__The problem__
Would you copy the records below, exactly and only from their first line through the line containing "from matplotlib.lines import Line2D", without any pictures?

__Available records__
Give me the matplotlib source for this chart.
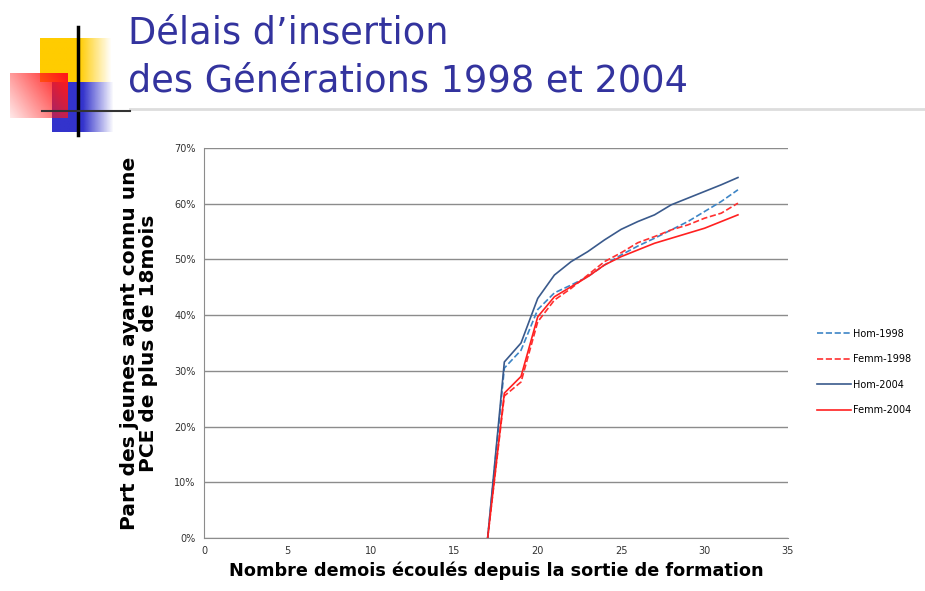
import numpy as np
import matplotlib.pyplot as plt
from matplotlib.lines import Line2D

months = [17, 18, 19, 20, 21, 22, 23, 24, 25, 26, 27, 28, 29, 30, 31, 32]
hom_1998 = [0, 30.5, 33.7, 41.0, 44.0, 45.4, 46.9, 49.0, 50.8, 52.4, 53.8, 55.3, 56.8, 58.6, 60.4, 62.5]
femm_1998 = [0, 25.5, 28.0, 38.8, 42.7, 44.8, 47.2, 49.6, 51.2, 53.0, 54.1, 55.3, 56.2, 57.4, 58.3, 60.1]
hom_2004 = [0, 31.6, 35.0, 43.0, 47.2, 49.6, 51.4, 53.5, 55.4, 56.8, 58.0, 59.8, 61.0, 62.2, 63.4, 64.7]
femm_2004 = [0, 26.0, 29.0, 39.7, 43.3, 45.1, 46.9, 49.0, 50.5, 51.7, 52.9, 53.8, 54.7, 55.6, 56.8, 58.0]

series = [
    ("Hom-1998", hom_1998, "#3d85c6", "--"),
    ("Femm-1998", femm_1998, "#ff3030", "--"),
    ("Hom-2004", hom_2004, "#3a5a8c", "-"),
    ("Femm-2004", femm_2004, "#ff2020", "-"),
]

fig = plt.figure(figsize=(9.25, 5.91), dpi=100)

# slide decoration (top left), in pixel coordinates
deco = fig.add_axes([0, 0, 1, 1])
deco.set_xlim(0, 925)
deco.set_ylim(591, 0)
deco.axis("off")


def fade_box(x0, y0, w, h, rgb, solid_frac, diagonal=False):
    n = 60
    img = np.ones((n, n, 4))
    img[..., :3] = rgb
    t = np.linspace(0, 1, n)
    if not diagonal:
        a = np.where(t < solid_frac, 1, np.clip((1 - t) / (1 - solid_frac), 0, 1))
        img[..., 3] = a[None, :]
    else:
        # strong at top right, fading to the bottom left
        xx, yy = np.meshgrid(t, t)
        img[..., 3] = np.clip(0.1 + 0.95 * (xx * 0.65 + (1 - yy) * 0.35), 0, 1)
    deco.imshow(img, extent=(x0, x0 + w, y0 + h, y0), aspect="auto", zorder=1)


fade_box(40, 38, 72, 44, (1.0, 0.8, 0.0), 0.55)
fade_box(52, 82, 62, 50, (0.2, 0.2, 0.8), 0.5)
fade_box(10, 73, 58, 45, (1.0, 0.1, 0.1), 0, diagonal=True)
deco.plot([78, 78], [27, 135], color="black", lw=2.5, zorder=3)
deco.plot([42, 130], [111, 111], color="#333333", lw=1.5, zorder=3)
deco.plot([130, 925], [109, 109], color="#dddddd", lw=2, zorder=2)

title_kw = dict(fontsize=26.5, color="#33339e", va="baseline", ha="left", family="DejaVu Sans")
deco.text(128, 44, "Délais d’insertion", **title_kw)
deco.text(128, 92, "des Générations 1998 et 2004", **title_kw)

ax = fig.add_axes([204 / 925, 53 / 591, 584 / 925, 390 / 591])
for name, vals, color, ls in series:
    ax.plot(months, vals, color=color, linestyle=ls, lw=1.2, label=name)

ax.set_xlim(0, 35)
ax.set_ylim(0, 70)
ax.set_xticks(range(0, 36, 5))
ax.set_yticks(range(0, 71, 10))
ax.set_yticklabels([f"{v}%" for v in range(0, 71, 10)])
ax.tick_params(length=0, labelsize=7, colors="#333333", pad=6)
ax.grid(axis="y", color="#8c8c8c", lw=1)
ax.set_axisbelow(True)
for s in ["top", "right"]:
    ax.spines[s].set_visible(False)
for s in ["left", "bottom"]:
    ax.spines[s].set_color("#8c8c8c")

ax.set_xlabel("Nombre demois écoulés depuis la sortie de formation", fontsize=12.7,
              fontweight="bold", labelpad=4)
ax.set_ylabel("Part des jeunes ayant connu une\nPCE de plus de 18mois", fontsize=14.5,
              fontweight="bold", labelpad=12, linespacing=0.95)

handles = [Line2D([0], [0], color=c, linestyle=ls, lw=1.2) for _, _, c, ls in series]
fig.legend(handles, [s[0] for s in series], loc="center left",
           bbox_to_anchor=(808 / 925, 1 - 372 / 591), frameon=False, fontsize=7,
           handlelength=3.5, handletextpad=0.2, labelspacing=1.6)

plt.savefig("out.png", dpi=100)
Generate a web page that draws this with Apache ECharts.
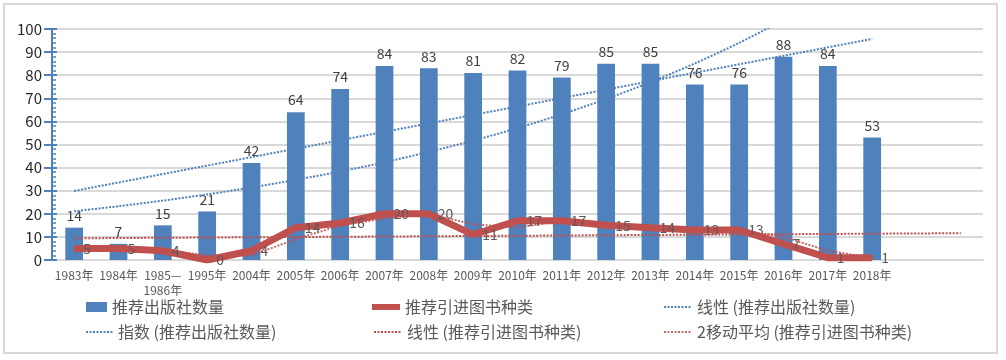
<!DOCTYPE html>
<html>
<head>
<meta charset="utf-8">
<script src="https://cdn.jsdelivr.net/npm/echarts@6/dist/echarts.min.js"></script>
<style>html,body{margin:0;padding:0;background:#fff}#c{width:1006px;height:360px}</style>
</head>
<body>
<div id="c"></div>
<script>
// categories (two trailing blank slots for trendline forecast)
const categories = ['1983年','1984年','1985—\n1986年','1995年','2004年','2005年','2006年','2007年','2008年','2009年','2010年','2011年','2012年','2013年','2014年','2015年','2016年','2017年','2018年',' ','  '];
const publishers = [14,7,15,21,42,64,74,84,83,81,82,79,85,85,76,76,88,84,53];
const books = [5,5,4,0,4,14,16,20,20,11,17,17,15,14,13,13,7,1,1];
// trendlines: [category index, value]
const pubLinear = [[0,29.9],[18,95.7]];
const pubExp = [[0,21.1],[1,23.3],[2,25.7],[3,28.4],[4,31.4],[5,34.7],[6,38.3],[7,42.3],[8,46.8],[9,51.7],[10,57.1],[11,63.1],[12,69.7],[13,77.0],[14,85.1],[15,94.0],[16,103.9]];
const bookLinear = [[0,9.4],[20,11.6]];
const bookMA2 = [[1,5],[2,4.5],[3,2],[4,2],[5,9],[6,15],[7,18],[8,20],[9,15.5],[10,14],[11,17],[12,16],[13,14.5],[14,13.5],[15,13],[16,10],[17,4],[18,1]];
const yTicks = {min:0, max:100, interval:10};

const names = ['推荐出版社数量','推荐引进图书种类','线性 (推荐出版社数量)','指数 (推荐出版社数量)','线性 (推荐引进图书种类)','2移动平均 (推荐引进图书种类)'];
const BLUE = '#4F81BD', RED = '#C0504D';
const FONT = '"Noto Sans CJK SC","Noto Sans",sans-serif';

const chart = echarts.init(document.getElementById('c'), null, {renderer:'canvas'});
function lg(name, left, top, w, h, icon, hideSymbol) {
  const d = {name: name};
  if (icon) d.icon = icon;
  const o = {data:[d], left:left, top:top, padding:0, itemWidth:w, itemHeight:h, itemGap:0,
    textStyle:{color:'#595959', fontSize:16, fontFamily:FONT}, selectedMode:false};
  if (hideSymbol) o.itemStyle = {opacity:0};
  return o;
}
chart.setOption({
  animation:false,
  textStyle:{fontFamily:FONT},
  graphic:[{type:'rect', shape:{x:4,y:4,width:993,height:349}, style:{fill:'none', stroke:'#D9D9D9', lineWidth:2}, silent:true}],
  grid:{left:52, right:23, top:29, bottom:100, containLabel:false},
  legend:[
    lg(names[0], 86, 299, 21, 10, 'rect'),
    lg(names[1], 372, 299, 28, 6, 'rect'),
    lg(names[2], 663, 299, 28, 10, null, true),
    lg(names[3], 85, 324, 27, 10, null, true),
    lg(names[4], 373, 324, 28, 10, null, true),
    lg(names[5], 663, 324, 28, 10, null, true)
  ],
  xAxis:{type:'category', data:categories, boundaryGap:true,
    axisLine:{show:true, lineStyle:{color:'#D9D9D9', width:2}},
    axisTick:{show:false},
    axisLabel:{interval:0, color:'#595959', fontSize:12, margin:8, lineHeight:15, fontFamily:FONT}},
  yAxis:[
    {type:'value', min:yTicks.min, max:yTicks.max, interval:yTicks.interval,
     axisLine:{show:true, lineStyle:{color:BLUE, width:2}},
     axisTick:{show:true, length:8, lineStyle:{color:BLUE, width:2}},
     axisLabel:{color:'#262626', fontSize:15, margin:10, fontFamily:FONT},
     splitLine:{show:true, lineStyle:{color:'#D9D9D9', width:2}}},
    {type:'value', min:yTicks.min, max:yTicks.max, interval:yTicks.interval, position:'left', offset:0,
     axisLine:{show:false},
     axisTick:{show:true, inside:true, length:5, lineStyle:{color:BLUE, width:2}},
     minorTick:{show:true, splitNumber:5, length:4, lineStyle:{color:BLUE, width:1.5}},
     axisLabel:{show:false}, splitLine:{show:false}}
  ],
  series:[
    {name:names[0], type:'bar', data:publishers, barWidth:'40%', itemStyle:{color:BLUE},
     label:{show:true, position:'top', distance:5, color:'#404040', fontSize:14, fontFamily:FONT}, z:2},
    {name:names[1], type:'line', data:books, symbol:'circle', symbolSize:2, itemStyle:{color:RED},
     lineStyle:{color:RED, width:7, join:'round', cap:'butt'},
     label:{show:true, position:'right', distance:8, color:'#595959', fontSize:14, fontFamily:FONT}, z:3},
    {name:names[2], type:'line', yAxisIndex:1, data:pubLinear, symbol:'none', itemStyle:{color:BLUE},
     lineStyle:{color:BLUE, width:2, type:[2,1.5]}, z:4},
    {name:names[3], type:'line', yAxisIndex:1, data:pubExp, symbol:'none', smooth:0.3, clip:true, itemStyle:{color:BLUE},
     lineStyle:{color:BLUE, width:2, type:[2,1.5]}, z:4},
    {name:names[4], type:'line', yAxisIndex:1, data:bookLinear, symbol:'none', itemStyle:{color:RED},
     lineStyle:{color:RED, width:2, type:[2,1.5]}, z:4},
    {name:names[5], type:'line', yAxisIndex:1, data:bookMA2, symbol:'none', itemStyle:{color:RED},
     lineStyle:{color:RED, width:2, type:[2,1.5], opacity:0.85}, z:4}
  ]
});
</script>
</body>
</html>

__Answer for this exercise__
Give me the matplotlib source for this chart.
import numpy as np
import matplotlib.pyplot as plt
from matplotlib.lines import Line2D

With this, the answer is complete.